Friday 17 January 2020

THE ATOMIC CITY













d. Jerry Hopper (1952)

The Atomic City starts with footage of test explosions and Hiroshima and of the men and women who live and work at the Los Alamos Atomic Research Site, their faces blacked out ‘for security reasons’. Obviously, they don’t really want to be developing weaponry with the capacity to destroy the world and everything on it, but, while the ‘spirit of aggression is not yet dead in the world’ they simply have to do it.

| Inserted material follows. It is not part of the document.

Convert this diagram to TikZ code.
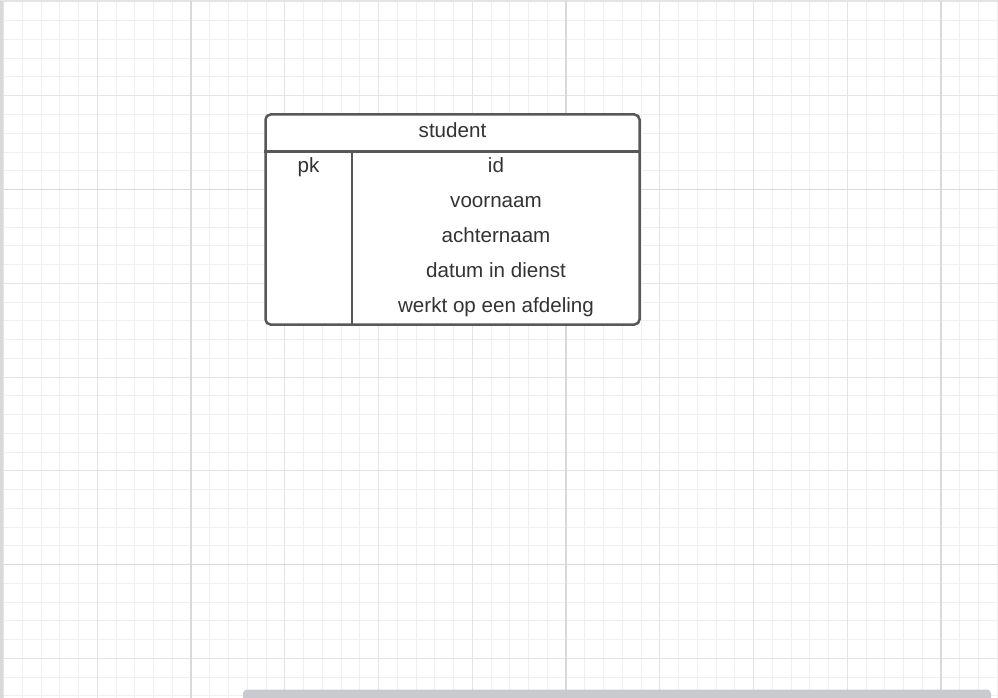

When leading scientist Frank Harrington’s son Tommy is kidnapped, Harrington knows immediately what the ransom will be: secrets. He and his wife try to handle things without informing the authorities but, very quickly, the Harringtons learn that they themselves are under constant observation, and even their best friend is an undercover FBI agent who has infiltrated their family in order to keep a close eye on them. What follows is a taut, well scripted story with some surprising flashes of violence and cruelty: a communist courier is killed by a car bomb once he delivers his message; Dr Harrington extracts a confession using his fists; the boy, Tommy, is bricked up in a cave in the Jemez mountains* and left to die (this last one is hard to take, he’s a nice little feller) .

The Harringtons are only interested in getting their son back, of course, but, for more or less everybody else the stated priorities are, in order of importance: maintain security; catch the spies; save the kid. Cold or not, it’s still a war. In the end, they manage to more or less do all three, but not until after a great climax in which Tommy is left hanging from a cliff face.  Even though you know it will work out in the end, it’s genuinely breathless stuff, particularly as Tommy is just so gosh darned cute.    

* This area is a designated national park, and the mountains, caves and the ruins of Pueblo American civilisation here are used to provide a fascinating and unusual backdrop to the action.